═══ Material

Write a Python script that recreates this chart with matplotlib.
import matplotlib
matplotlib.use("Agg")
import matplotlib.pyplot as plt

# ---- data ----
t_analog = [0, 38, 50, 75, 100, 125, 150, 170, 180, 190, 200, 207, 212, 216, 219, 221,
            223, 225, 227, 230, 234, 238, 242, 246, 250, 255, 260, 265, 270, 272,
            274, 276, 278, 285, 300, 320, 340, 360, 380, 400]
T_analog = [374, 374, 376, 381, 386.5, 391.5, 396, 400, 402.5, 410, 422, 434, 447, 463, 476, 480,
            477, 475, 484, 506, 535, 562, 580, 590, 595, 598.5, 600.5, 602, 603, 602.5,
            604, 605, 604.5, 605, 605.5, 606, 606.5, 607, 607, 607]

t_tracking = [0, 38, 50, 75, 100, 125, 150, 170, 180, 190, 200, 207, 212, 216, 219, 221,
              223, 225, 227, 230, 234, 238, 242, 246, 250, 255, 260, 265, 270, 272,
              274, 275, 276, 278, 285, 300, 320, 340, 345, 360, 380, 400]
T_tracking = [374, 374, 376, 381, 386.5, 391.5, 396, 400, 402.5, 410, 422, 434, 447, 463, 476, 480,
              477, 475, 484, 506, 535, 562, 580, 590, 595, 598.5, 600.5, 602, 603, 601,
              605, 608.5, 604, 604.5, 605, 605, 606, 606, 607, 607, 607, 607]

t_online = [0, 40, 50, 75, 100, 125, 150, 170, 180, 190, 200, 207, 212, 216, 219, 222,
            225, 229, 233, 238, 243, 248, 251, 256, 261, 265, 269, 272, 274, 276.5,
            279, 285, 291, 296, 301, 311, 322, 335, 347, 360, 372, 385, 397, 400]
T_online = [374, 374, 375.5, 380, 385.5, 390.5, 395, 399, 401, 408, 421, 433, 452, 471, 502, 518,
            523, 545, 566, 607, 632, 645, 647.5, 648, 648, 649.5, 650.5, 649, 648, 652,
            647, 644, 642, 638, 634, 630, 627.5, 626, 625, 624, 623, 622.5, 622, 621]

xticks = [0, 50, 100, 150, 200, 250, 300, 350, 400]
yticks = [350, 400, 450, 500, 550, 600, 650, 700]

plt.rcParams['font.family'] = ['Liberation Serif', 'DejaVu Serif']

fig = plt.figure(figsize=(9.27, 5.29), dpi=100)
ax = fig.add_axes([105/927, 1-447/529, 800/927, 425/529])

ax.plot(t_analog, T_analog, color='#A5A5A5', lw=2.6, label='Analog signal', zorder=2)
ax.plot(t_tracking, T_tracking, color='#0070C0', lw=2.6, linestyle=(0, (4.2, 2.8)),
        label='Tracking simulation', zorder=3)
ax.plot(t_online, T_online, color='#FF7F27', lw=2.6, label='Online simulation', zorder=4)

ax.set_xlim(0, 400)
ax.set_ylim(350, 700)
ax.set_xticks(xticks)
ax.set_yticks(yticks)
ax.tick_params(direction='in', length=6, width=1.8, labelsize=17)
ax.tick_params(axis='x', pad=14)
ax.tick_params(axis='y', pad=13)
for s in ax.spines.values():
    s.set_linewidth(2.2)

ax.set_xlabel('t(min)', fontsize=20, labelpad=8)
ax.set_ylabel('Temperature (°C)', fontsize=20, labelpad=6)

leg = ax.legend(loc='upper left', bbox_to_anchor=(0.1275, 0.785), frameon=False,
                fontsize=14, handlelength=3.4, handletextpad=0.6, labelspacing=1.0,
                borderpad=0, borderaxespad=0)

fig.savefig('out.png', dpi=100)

══════
═══ Material

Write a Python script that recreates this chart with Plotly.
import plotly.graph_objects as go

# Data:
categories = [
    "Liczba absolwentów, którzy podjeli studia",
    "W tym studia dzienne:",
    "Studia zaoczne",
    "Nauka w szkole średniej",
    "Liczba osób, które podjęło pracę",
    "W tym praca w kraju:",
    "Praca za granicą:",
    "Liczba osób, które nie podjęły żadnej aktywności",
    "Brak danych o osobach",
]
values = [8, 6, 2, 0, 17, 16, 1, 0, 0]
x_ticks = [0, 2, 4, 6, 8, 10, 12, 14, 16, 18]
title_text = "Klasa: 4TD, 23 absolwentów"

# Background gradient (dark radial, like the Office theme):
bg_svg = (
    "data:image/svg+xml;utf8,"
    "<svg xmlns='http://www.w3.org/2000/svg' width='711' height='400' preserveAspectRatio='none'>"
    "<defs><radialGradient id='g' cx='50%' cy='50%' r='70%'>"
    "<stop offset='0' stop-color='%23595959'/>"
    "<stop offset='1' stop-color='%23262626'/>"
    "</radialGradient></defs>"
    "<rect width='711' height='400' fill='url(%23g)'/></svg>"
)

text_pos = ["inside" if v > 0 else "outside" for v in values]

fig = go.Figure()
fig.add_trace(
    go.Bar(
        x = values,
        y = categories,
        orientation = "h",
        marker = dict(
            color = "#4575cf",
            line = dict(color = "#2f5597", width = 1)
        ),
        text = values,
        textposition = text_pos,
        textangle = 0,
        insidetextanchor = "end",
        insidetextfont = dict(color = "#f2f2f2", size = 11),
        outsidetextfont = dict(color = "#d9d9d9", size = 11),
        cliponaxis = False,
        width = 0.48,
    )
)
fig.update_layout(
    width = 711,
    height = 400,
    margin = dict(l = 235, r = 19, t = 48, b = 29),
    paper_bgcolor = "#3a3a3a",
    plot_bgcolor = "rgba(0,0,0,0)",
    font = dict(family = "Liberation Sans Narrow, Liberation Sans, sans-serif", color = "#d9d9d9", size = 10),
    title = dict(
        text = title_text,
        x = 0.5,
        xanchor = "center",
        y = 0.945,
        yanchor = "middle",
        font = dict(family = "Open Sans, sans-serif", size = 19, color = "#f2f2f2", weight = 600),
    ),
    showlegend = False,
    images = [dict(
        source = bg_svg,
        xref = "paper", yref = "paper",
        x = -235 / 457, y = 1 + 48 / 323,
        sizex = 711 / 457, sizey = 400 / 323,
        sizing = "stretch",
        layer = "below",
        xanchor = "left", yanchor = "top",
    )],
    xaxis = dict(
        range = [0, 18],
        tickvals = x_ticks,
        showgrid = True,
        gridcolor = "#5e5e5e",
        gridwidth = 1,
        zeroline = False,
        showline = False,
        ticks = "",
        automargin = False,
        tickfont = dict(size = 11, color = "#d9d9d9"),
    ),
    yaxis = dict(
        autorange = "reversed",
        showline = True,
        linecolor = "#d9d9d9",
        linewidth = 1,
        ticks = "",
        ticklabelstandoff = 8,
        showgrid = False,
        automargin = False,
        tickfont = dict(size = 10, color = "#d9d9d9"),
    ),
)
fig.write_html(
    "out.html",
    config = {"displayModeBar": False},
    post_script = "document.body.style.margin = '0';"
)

══════
═══ Material

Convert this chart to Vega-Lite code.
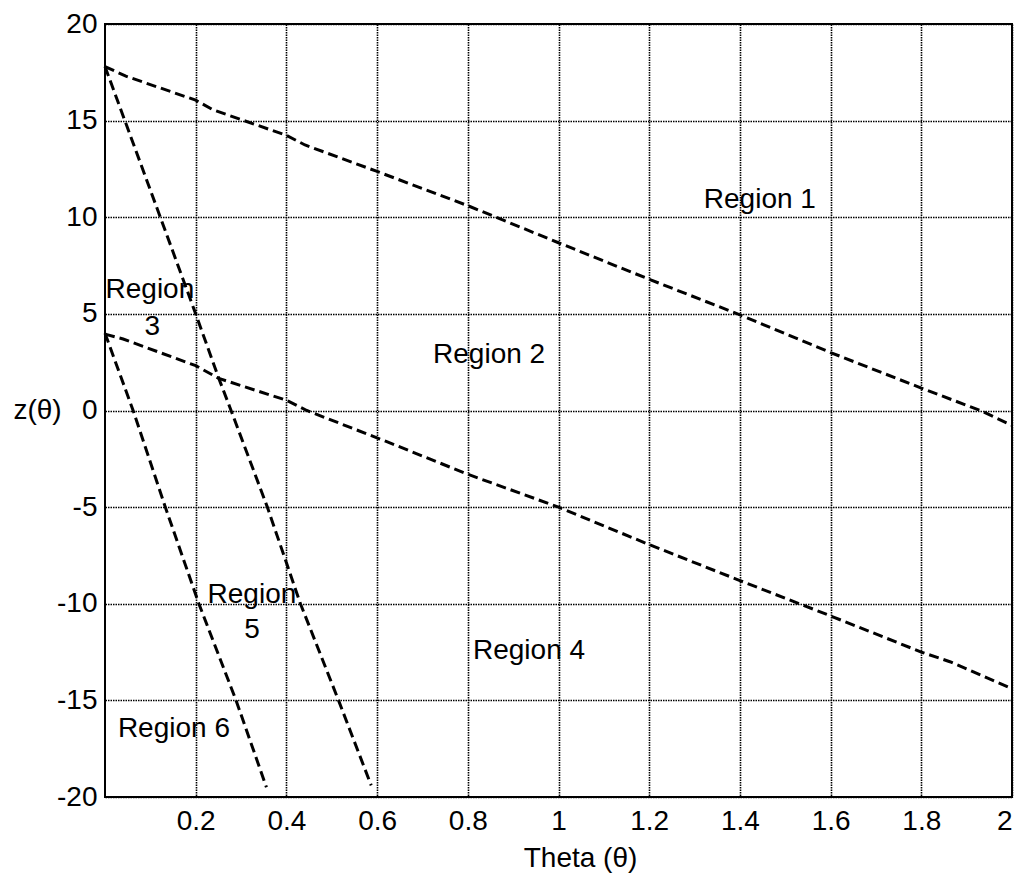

══════

Transcribe the records above exactly, beginning at the line that contains "Write a Python script that recreates this chart with matplotlib." and ending with the line that contains "import matplotlib.pyplot as plt", both included, and nothing else.

Write a Python script that recreates this chart with matplotlib.
import matplotlib
matplotlib.use("Agg")
import matplotlib.pyplot as plt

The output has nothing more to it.